Start of PROVIDED DATA

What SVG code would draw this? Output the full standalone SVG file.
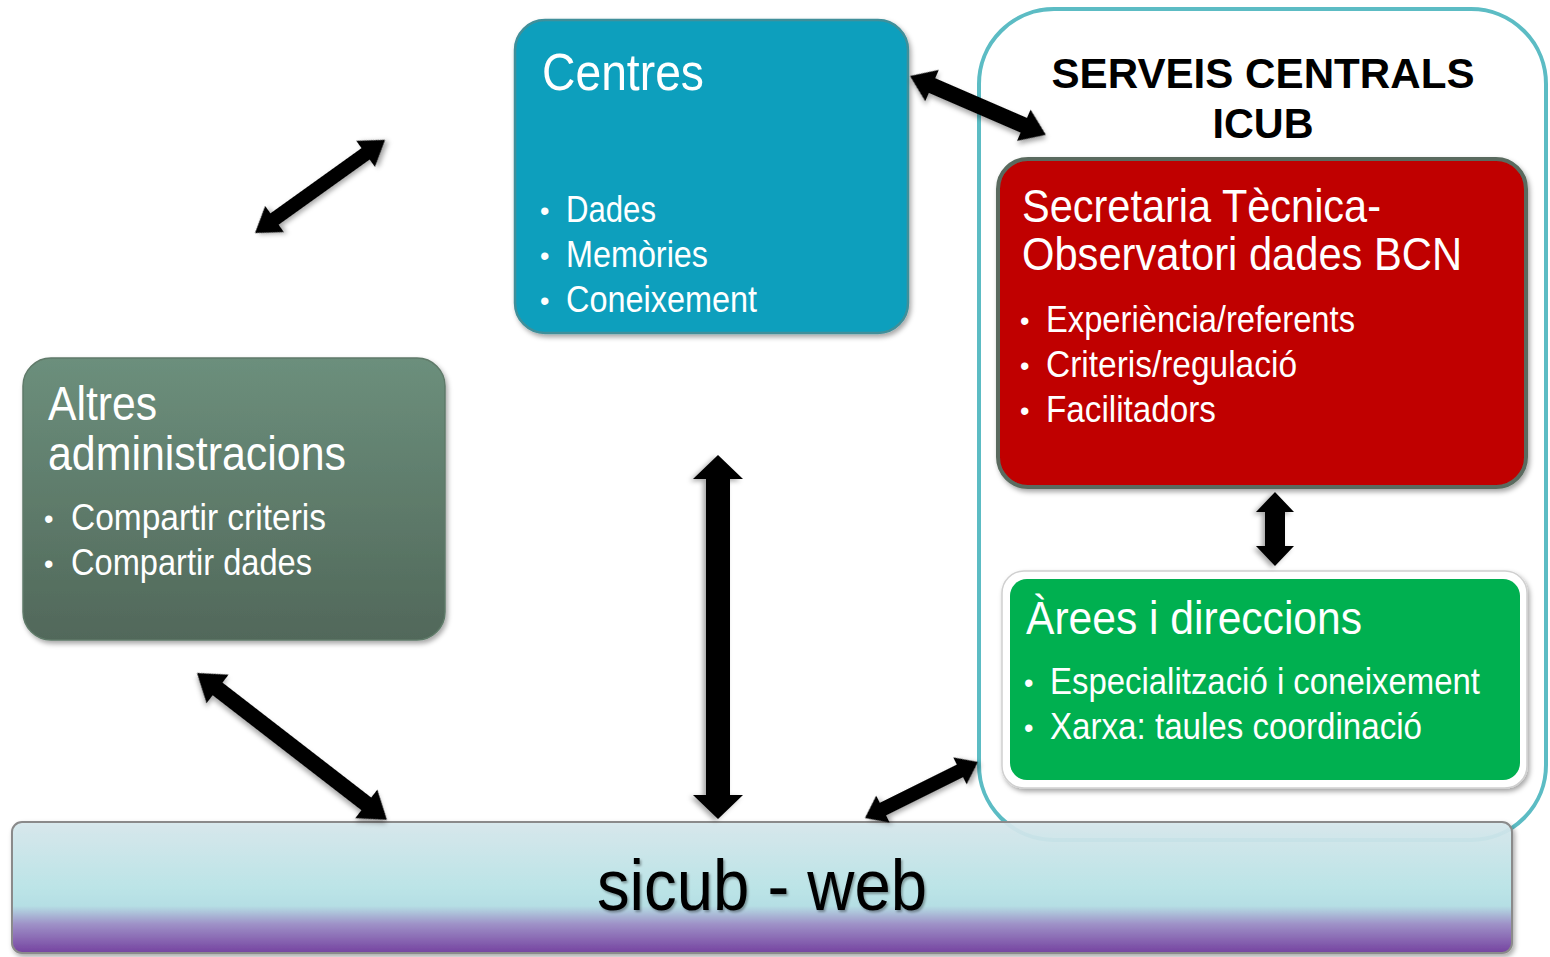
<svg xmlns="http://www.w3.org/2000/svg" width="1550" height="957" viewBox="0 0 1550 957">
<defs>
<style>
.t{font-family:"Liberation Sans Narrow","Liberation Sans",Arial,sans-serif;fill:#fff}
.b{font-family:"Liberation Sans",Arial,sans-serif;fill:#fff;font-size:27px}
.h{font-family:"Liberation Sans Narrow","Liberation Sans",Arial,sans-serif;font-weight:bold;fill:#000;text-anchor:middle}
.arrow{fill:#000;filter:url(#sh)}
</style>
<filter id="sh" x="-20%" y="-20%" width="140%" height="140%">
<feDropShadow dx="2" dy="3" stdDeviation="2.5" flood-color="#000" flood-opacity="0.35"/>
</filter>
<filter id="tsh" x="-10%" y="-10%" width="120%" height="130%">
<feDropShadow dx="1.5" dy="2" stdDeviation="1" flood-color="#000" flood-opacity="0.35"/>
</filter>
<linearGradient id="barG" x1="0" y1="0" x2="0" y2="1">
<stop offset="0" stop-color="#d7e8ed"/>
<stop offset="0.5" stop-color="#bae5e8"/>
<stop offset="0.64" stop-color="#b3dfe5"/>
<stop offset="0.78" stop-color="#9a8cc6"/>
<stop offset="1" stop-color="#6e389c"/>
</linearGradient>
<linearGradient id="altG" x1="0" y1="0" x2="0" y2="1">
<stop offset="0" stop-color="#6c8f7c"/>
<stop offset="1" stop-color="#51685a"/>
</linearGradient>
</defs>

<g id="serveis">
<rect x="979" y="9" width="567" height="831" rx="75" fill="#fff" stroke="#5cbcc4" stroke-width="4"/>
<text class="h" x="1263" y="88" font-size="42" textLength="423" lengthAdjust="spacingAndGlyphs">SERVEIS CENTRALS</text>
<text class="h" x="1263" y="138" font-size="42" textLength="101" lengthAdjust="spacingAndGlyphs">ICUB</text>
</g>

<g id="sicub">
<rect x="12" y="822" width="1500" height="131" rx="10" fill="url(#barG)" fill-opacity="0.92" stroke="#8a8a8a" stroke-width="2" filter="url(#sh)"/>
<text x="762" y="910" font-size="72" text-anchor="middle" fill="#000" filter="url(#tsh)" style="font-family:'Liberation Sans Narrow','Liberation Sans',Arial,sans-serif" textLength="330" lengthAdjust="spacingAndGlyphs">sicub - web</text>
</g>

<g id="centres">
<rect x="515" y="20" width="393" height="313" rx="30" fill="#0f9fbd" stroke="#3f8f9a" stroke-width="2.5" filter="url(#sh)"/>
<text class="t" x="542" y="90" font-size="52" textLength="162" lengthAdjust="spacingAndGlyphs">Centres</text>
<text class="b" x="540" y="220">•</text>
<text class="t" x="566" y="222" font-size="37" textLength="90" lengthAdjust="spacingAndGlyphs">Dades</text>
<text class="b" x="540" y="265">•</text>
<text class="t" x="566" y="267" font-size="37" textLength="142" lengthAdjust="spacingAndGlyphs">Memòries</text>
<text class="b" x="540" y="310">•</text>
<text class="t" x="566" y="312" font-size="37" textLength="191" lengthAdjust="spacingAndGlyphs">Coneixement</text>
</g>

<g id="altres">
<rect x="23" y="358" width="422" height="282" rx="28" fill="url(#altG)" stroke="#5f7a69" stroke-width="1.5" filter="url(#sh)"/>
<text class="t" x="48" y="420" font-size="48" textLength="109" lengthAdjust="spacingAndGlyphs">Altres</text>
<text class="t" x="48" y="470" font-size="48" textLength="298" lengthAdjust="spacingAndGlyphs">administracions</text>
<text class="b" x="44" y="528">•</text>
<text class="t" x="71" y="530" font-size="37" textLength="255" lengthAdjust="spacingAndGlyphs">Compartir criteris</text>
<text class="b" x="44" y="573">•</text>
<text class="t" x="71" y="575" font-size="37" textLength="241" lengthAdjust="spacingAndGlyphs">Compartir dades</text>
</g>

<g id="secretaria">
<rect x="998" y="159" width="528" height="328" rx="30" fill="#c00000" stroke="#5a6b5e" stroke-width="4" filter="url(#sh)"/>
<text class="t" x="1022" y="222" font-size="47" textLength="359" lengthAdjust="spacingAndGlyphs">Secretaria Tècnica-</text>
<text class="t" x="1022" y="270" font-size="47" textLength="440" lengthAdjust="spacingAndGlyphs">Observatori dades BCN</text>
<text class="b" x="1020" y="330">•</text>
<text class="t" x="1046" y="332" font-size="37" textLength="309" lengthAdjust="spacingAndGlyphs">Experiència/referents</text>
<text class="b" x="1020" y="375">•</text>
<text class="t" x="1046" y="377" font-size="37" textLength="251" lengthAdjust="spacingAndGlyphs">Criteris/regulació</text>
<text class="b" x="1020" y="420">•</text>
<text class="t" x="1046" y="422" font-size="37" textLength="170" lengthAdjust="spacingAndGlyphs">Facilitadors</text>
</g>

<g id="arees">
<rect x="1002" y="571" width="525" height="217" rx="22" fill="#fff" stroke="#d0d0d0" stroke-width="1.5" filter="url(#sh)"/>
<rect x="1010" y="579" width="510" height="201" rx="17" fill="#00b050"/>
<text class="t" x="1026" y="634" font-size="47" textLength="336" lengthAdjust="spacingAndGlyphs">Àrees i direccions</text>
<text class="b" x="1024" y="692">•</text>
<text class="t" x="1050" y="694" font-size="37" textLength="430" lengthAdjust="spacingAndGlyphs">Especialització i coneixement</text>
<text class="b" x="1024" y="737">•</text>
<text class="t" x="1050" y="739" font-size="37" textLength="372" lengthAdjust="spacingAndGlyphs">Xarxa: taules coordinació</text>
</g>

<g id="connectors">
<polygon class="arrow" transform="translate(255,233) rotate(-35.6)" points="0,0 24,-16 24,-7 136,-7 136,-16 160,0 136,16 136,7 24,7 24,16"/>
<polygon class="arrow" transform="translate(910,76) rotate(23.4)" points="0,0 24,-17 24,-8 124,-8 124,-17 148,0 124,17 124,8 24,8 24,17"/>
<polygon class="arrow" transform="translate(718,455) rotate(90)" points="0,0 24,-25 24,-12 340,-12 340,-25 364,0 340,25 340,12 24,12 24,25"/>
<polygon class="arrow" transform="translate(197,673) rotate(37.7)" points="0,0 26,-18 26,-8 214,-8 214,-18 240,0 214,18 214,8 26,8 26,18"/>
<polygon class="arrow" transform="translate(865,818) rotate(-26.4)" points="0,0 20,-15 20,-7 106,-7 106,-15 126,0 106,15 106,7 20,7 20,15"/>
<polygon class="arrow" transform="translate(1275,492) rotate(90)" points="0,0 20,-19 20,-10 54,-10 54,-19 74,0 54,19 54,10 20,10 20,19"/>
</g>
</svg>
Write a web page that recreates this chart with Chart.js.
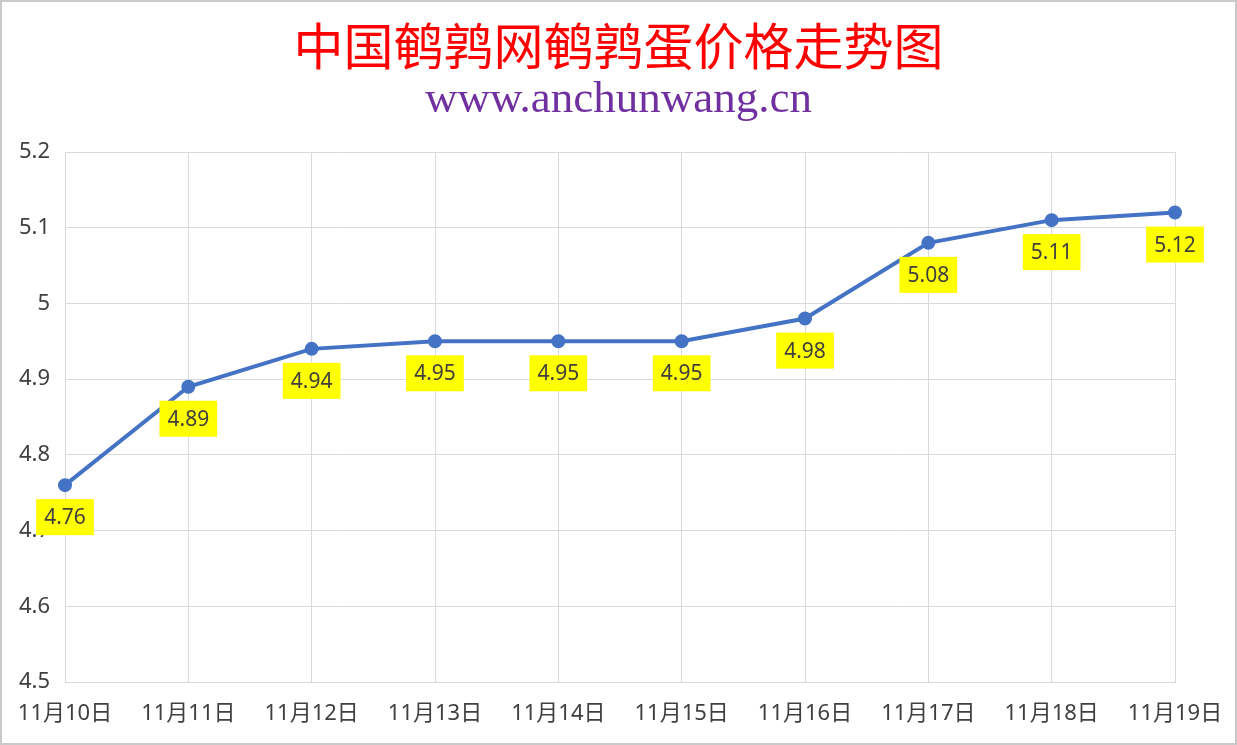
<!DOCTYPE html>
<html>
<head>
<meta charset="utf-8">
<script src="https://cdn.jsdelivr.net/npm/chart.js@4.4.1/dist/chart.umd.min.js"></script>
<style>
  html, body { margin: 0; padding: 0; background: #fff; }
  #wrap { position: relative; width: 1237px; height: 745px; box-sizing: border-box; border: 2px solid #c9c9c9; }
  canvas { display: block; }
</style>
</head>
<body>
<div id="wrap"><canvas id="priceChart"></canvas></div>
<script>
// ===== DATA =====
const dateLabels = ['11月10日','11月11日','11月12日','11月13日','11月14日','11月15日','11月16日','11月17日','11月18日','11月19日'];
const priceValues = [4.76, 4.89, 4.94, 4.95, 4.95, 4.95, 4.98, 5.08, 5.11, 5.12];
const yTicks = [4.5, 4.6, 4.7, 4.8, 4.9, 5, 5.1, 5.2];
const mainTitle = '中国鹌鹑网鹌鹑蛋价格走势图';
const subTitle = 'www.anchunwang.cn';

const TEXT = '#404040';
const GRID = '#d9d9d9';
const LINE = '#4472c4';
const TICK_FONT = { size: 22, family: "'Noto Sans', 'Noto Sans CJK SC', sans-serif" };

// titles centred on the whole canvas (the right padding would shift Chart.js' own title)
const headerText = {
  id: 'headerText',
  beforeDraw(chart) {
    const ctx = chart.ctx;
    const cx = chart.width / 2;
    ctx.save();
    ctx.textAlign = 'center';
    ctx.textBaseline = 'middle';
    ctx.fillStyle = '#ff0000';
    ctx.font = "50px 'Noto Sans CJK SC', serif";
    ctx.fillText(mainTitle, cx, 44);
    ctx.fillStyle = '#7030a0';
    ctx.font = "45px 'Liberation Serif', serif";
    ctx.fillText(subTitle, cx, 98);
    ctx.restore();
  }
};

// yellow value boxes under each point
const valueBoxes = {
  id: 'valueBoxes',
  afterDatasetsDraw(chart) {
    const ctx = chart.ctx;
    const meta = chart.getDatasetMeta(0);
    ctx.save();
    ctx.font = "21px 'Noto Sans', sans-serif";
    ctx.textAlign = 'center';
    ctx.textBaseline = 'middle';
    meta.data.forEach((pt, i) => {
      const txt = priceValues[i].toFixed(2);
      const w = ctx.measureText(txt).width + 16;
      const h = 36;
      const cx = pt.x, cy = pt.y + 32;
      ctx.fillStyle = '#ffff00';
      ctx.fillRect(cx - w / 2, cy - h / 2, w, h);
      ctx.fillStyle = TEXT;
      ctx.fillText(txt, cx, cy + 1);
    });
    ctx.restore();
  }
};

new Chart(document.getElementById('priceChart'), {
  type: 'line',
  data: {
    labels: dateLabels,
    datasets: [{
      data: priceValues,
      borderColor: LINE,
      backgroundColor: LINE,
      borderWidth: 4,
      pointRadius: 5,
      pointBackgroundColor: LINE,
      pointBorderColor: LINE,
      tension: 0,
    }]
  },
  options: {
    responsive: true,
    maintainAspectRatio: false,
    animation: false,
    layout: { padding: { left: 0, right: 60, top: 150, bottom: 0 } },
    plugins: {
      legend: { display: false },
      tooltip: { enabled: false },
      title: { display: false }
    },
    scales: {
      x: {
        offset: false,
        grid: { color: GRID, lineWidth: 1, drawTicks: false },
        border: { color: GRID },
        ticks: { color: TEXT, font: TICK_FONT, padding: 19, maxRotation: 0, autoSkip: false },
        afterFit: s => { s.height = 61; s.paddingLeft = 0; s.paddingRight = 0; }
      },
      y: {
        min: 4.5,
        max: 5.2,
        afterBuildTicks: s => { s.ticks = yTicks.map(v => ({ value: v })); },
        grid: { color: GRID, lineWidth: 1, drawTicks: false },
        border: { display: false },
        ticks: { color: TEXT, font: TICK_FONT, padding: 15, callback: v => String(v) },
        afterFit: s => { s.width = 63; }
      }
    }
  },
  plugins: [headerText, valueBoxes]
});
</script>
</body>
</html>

End of PROVIDED DATA

Copy nothing but the lines above that run from the one with "Write a web" to the one with "Sans', 'Noto Sans", ends included; pictures stay out.

Write a web page that recreates this chart with Chart.js.
<!DOCTYPE html>
<html>
<head>
<meta charset="utf-8">
<script src="https://cdn.jsdelivr.net/npm/chart.js@4.4.1/dist/chart.umd.min.js"></script>
<style>
  html, body { margin: 0; padding: 0; background: #fff; }
  #wrap { position: relative; width: 1237px; height: 745px; box-sizing: border-box; border: 2px solid #c9c9c9; }
  canvas { display: block; }
</style>
</head>
<body>
<div id="wrap"><canvas id="priceChart"></canvas></div>
<script>
// ===== DATA =====
const dateLabels = ['11月10日','11月11日','11月12日','11月13日','11月14日','11月15日','11月16日','11月17日','11月18日','11月19日'];
const priceValues = [4.76, 4.89, 4.94, 4.95, 4.95, 4.95, 4.98, 5.08, 5.11, 5.12];
const yTicks = [4.5, 4.6, 4.7, 4.8, 4.9, 5, 5.1, 5.2];
const mainTitle = '中国鹌鹑网鹌鹑蛋价格走势图';
const subTitle = 'www.anchunwang.cn';

const TEXT = '#404040';
const GRID = '#d9d9d9';
const LINE = '#4472c4';
const TICK_FONT = { size: 22, family: "'Noto Sans', 'Noto Sans CJK SC', sans-serif" };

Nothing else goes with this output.